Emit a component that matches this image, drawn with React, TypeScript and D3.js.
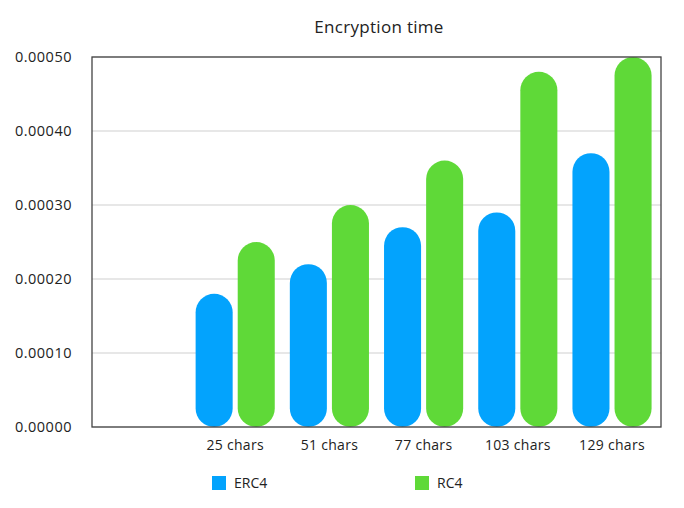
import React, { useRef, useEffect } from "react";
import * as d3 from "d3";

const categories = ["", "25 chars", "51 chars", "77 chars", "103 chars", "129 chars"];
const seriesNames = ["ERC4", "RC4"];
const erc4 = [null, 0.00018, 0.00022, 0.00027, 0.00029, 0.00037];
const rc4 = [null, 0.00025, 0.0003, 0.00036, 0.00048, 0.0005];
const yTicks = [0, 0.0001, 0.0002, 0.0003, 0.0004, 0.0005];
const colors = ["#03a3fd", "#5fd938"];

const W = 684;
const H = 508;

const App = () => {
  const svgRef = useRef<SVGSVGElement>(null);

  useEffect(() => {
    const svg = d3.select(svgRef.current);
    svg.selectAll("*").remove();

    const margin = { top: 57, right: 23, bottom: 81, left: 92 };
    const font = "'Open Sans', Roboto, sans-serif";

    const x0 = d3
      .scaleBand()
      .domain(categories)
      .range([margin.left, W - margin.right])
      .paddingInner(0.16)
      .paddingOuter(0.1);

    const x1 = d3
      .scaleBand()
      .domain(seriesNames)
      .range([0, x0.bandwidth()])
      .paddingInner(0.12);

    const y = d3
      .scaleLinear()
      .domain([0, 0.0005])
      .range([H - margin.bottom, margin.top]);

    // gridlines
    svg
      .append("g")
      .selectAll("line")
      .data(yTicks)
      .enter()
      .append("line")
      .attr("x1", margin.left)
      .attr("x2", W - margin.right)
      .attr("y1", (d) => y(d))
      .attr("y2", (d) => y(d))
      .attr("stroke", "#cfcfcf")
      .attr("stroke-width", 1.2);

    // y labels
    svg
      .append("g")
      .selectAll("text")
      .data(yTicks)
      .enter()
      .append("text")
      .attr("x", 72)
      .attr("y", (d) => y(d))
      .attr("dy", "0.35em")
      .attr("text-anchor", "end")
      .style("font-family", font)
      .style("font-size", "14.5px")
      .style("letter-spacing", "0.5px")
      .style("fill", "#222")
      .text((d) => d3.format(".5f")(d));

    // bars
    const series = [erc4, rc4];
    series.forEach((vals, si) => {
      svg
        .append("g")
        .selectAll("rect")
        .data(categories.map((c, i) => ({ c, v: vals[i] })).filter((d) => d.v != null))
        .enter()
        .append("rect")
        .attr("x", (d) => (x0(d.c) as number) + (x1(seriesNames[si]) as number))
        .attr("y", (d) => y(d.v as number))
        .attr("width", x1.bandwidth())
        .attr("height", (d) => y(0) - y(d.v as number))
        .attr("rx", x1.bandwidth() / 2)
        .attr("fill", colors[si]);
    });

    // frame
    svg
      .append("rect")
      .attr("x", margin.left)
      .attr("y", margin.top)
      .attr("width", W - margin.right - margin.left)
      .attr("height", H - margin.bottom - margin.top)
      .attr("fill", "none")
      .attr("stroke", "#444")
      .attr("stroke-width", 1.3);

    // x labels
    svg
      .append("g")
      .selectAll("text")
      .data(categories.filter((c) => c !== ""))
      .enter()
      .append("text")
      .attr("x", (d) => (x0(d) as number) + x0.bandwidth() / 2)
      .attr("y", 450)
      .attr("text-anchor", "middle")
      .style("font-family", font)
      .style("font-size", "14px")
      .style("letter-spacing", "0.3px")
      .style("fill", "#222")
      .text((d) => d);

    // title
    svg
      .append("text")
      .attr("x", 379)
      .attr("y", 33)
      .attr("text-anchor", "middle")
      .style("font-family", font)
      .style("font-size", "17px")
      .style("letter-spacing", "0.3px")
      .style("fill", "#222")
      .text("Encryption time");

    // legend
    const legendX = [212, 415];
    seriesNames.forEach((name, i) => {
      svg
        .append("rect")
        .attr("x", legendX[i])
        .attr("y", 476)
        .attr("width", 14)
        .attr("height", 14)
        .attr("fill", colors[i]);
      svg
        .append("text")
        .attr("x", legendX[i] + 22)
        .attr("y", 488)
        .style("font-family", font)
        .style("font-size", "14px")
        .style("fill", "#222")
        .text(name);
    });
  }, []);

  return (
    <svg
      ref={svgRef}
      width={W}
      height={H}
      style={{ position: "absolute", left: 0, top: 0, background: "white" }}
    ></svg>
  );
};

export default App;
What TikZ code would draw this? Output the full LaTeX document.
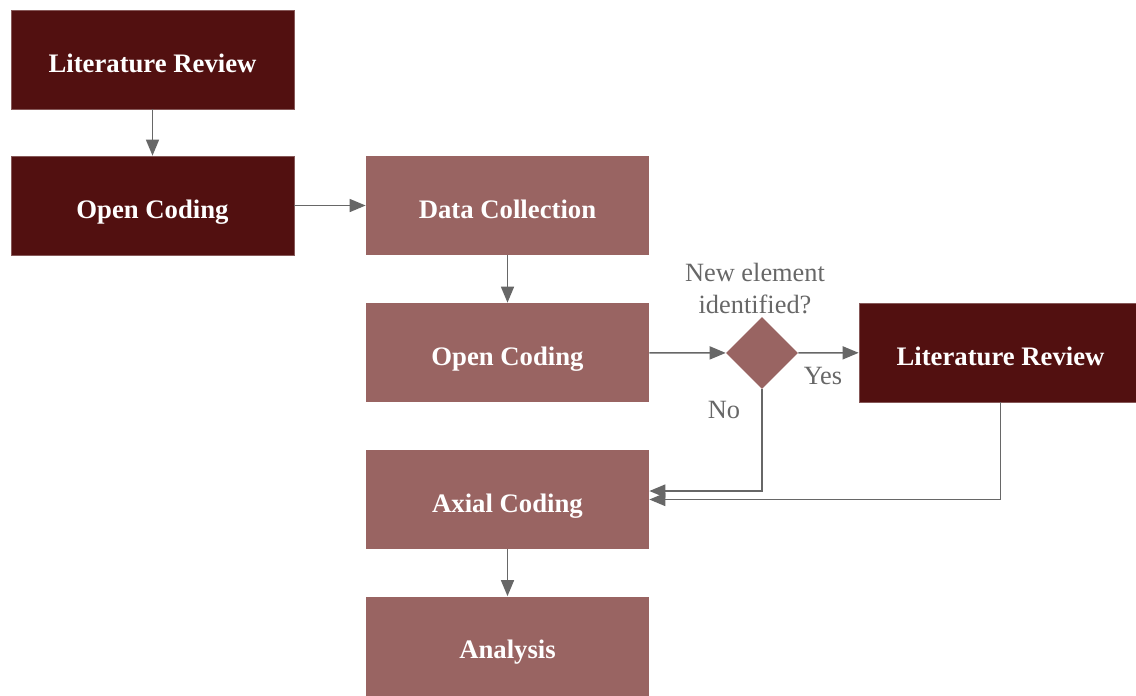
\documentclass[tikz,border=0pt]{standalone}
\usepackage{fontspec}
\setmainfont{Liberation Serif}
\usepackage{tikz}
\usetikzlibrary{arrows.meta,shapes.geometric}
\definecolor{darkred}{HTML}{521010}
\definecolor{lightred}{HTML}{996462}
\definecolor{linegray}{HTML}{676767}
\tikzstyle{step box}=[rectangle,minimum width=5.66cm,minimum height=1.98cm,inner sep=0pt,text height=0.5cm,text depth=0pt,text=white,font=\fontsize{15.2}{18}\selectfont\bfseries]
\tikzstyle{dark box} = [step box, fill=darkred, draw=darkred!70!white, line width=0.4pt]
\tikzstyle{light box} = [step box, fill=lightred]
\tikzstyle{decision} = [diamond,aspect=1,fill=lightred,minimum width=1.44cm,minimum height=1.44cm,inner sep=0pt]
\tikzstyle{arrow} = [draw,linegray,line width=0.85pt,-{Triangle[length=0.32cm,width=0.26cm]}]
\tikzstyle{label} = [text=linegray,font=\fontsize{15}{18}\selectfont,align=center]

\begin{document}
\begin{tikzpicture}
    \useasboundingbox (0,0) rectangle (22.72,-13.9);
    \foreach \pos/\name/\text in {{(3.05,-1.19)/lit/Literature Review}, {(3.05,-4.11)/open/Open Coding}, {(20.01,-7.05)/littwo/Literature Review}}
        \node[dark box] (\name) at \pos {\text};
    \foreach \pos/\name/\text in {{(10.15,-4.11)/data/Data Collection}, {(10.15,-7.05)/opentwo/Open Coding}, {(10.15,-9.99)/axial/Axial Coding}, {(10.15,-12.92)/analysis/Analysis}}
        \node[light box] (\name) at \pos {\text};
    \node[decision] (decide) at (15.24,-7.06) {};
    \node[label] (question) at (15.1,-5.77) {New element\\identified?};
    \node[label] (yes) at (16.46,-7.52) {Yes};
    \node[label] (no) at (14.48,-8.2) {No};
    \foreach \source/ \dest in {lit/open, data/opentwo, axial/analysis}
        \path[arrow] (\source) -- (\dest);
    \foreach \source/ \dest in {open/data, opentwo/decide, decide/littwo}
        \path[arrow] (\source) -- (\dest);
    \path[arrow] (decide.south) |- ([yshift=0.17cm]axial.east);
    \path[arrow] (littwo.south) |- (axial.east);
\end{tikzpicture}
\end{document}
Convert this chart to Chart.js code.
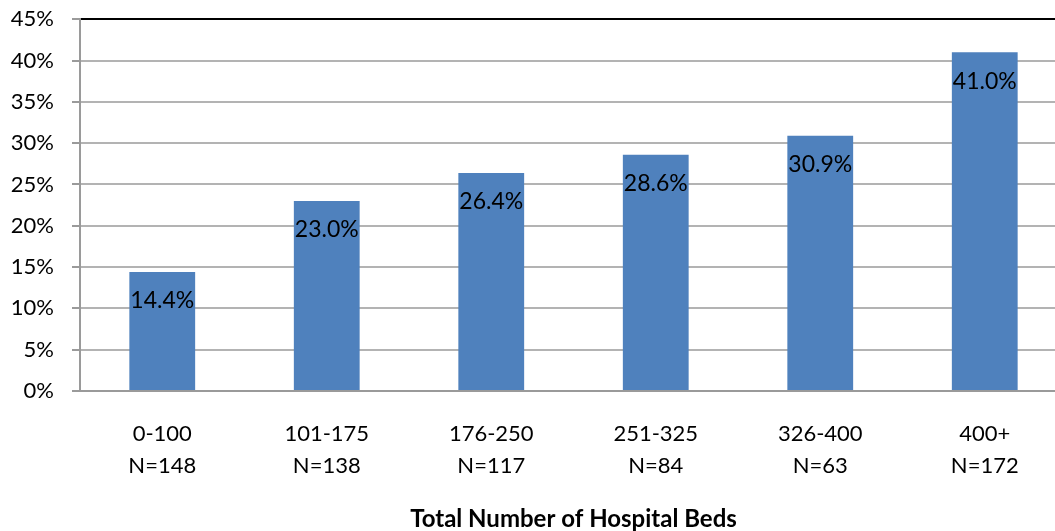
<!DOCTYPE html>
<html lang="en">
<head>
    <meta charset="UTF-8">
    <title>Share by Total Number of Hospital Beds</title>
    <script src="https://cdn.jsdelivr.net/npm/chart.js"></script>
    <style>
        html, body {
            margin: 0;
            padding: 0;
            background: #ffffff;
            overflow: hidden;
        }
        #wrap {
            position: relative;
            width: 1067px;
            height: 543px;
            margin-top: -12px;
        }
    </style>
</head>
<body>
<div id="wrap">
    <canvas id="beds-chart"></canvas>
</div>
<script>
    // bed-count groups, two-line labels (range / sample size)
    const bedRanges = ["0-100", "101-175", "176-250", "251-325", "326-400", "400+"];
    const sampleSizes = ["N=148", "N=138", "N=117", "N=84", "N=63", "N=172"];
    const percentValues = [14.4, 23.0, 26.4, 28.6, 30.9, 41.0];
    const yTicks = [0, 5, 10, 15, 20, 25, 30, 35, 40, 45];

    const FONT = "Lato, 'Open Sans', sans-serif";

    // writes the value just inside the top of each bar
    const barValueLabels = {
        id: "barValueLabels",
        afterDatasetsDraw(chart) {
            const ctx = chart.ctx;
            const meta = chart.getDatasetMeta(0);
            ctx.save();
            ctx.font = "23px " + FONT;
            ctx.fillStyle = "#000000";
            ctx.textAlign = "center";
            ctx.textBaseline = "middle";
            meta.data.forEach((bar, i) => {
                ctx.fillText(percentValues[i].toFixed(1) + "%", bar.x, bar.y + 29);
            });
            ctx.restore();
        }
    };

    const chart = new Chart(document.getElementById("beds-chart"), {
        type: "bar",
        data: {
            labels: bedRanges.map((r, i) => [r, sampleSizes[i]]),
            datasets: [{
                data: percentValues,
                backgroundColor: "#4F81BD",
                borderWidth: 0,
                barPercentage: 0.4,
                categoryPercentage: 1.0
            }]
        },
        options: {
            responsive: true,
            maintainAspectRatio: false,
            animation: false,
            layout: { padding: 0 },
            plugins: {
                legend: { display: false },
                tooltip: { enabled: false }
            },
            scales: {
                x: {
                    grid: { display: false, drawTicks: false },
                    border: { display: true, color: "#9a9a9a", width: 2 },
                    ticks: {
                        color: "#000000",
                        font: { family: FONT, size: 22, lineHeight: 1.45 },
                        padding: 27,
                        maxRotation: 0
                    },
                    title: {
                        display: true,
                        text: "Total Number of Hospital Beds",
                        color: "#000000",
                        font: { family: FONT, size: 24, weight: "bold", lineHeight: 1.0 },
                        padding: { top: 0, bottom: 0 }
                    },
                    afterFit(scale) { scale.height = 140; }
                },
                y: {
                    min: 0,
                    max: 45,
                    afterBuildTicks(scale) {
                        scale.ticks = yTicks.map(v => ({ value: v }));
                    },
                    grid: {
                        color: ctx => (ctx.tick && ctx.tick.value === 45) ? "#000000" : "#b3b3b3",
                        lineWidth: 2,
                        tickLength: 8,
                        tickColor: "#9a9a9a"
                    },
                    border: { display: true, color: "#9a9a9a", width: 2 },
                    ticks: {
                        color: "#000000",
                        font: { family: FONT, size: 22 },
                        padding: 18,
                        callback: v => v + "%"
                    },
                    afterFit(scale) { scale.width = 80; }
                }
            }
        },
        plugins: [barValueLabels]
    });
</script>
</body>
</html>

▶ [TASK]: Take every line from the records above that has the word "React" and copy it.

▶ [ANSWER IN FULL]:
Emit a component that matches this image, drawn with React, TypeScript and D3.js.
import React, { useRef, useEffect } from "react";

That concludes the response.